Written instruction
Write out the entire listing below exactly, with the pictures left out.

** BEGIN Data **

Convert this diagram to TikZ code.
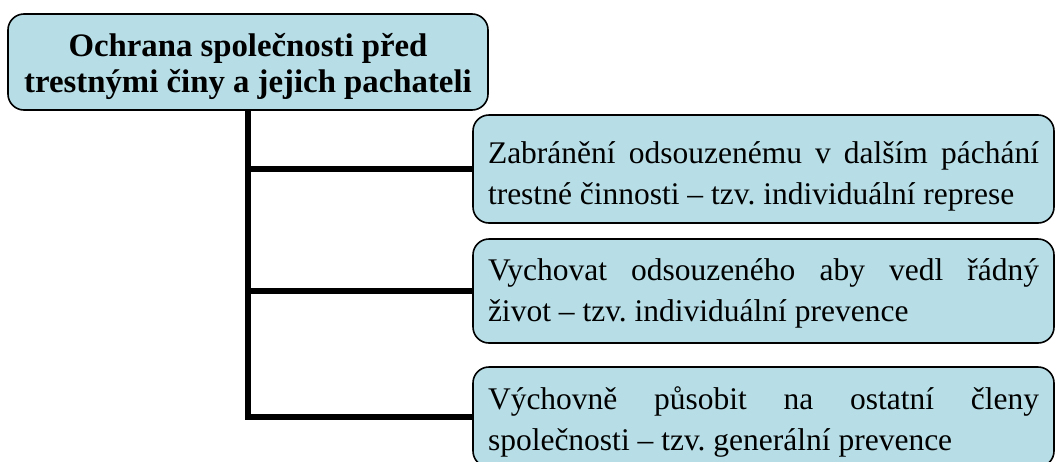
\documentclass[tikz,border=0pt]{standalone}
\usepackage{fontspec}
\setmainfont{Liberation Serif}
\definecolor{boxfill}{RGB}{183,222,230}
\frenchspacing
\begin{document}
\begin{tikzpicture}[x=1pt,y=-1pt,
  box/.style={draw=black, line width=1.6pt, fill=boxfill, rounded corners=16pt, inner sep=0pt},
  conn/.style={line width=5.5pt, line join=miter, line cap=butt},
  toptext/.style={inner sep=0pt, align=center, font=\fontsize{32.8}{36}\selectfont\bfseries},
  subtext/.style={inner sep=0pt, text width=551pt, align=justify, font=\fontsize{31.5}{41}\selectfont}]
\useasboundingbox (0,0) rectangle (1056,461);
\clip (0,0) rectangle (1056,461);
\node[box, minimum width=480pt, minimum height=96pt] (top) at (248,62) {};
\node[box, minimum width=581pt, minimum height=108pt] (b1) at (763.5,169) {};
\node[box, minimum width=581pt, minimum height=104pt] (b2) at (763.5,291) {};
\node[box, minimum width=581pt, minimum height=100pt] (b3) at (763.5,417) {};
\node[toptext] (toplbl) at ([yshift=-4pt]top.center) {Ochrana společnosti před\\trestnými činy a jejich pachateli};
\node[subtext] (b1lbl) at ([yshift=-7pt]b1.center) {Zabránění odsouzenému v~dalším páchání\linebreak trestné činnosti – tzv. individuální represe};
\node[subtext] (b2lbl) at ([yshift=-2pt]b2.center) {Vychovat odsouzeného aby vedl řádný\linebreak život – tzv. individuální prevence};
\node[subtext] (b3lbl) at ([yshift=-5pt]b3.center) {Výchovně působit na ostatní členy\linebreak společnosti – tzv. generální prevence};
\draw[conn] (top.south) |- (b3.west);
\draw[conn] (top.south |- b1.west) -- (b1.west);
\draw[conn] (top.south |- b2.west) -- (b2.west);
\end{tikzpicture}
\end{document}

** END Data **

Correct output
Convert this diagram to TikZ code.
\documentclass[tikz,border=0pt]{standalone}
\usepackage{fontspec}
\setmainfont{Liberation Serif}
\definecolor{boxfill}{RGB}{183,222,230}
\frenchspacing
\begin{document}
\begin{tikzpicture}[x=1pt,y=-1pt,
  box/.style={draw=black, line width=1.6pt, fill=boxfill, rounded corners=16pt, inner sep=0pt},
  conn/.style={line width=5.5pt, line join=miter, line cap=butt},
  toptext/.style={inner sep=0pt, align=center, font=\fontsize{32.8}{36}\selectfont\bfseries},
  subtext/.style={inner sep=0pt, text width=551pt, align=justify, font=\fontsize{31.5}{41}\selectfont}]
\useasboundingbox (0,0) rectangle (1056,461);
\clip (0,0) rectangle (1056,461);
\node[box, minimum width=480pt, minimum height=96pt] (top) at (248,62) {};
\node[box, minimum width=581pt, minimum height=108pt] (b1) at (763.5,169) {};
\node[box, minimum width=581pt, minimum height=104pt] (b2) at (763.5,291) {};
\node[box, minimum width=581pt, minimum height=100pt] (b3) at (763.5,417) {};
\node[toptext] (toplbl) at ([yshift=-4pt]top.center) {Ochrana společnosti před\\trestnými činy a jejich pachateli};
\node[subtext] (b1lbl) at ([yshift=-7pt]b1.center) {Zabránění odsouzenému v~dalším páchání\linebreak trestné činnosti – tzv. individuální represe};
\node[subtext] (b2lbl) at ([yshift=-2pt]b2.center) {Vychovat odsouzeného aby vedl řádný\linebreak život – tzv. individuální prevence};
\node[subtext] (b3lbl) at ([yshift=-5pt]b3.center) {Výchovně působit na ostatní členy\linebreak společnosti – tzv. generální prevence};
\draw[conn] (top.south) |- (b3.west);
\draw[conn] (top.south |- b1.west) -- (b1.west);
\draw[conn] (top.south |- b2.west) -- (b2.west);
\end{tikzpicture}
\end{document}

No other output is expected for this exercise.